# body work question: pulling creased dents out of doors etc



## DamnGina (May 6, 2010)

I know dent pullers work on most dents on rides, including the use of body filler, but if there are dents that are creases on a car door for example how hard is that to pull or do I need to just replace things altogther. I hope someone will help me out with this question I'm a female tryin' to clean up my ride the best I can with what little $$ I have. I've done some bodywork before but never encountered really bad dents such as creases any input would be appreciated


----------



## wannabelowrider (Mar 14, 2008)

Good to see women gettin they hands dirty too. My women likes to help me on my ride whenever she's not doing house things. Good luck!


----------



## KAKALAK (Mar 11, 2005)

I don't know but it would be best to bang it back out from the inside. Pics of the dent would be help full


----------



## DamnGina (May 6, 2010)

yea was gonna take pics pretty much my car came as is (body damage included) it's atleast great it's white in color hides alot but still sick of it lookin raggedy & times are hard right now wanted to see what I could do in my garage, I did alot of work on my cut minitruck learned alot from ex's who did body work & customizing just no hands on the big crease fixing ... I'll take some pics and post up & yea I would rather be messing with my car & in the garage than in the house myself lol ...


----------



## DamnGina (May 6, 2010)

basically this is what I'm talking about,
View attachment 459957

creased dent on my driver passenger door -->
View attachment 459958

and then this bs on my front passenger door --->
View attachment 459959


----------



## 3StarsNSun (Dec 10, 2011)

*Dont know if you plan on spotting in/painting the affected areas your self or having someone else do it but here it goes*







1.If you have a hammer and dolly you could try to work this out by having the dolly on the outside and hammering from the inside of the door if possible following the hammer on dolly method., if not then if you know anyone with a stud gun or happen to have one then you can use that by grinding out the affected area and out a little onto good metal then pull the dent/crease out in the opposite orderof which it occured. You could even just straight up grind out the area(flapper disc or grinding wheel in something like 24-40Grit) like i mentioned and just slap some filler over it and block it out(40 grit first to work it close to where you want it then 80 grit to finish)







2.Same deal as the first







3.This you may actually be able to hammer and dolly out close to if it never happened then wet sand the area lightly with something like 1500 or 2000 and hand polish it out. If not then its the same deal as the first.
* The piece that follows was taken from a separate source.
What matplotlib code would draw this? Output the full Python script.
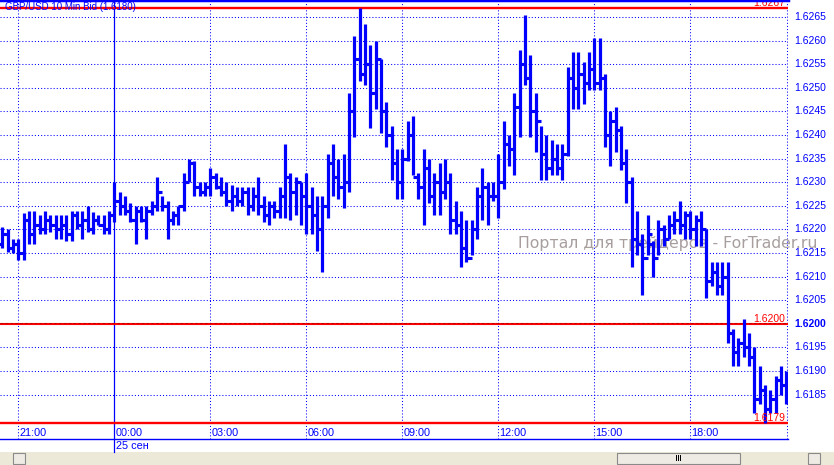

Sry if my explanations isn't that great, things like this are better to explain in person than words like this but if you want more clarification on anything just let me know and i can try to go further into it.


----------



## DamnGina (May 6, 2010)




----------



## DamnGina (May 6, 2010)




----------



## DamnGina (May 6, 2010)




----------



## DamnGina (May 6, 2010)

some of them, well the major ones. I don't what happened with my car to begin with it originally came from Texas I'm the 3rd owner on her but by the time I got her in my hands she has like golf ball sized dents/dings pretty much all over the body (again thankfully not fully visible due to the color) and the major dents also my front bumper valence has a tear in it lower part I'm thinkin' some fiberglass work? I just want to see if it's possible for me to attempt to pull some of these out or body work them


----------



## Dado (Nov 24, 2010)

Grind it with a roloc disk 40 grit then use a spitzinagel stud gun or the 220 plug in type if you have one available to you and just start pulling it out, make the pulls as close together as possible...its hard to see but they dont look too deep. After pulling probably get away with one coat of filler, block that down with 80 grit then a coat of glaze sanded with 180 and should be ready to prime. Try not to over pull the crease, if you pull it too high then you have to knock it back down...too much will streatch the metal..heat shrinking isnt really a beginner skill so try your best to avoid over working the panel


----------



## DamnGina (May 6, 2010)

thanks guys ... http://www.layitlow.com/forums/81317-3starsnsun.html3StarsNSun, thanks for input on that and lacwood, yea, believe I know the heat shrinking isn't a "beginning" skill I've dealt with warped metal before helping shave doorhandles etc on minitrucks heat that metal up too much it's a wavy gravy mess. Yea my garage has a 220 (have my air compressor hooked up to it) 

I think I might start with one door but before I have to pull the $$$ together though to get white primer and if I go that route I might end up just having to pull off my moldings & prep & shooting my enitre car with it just to make it look uniform. Like I said I've bodyworked minitrucks (shaved doorhandleds, gas lids etc.) and fixed minor dents etc just never ran into the creased dents idk to me my roadmaster is a whole different animal than my minitruck.


----------



## KAKALAK (Mar 11, 2005)

Yeah a stud gun would be your best bet. But try going to a rinky dink body shop and ask them to pull them out. You will have to find someone to do the body work to finish it but atleast you know the dents were gotten out the best they could before covered with filler.


----------



## northwestG (Sep 22, 2003)

The best way is pull at the lowest point with a stud gun and hammer the high spot down.BUT...if no stud gun...hammer softly the high spot down and try not to let the whole panel cave in...then bondo...u dont need to worry bout how thick ur bondo is but a high spot has to be hammerd down


----------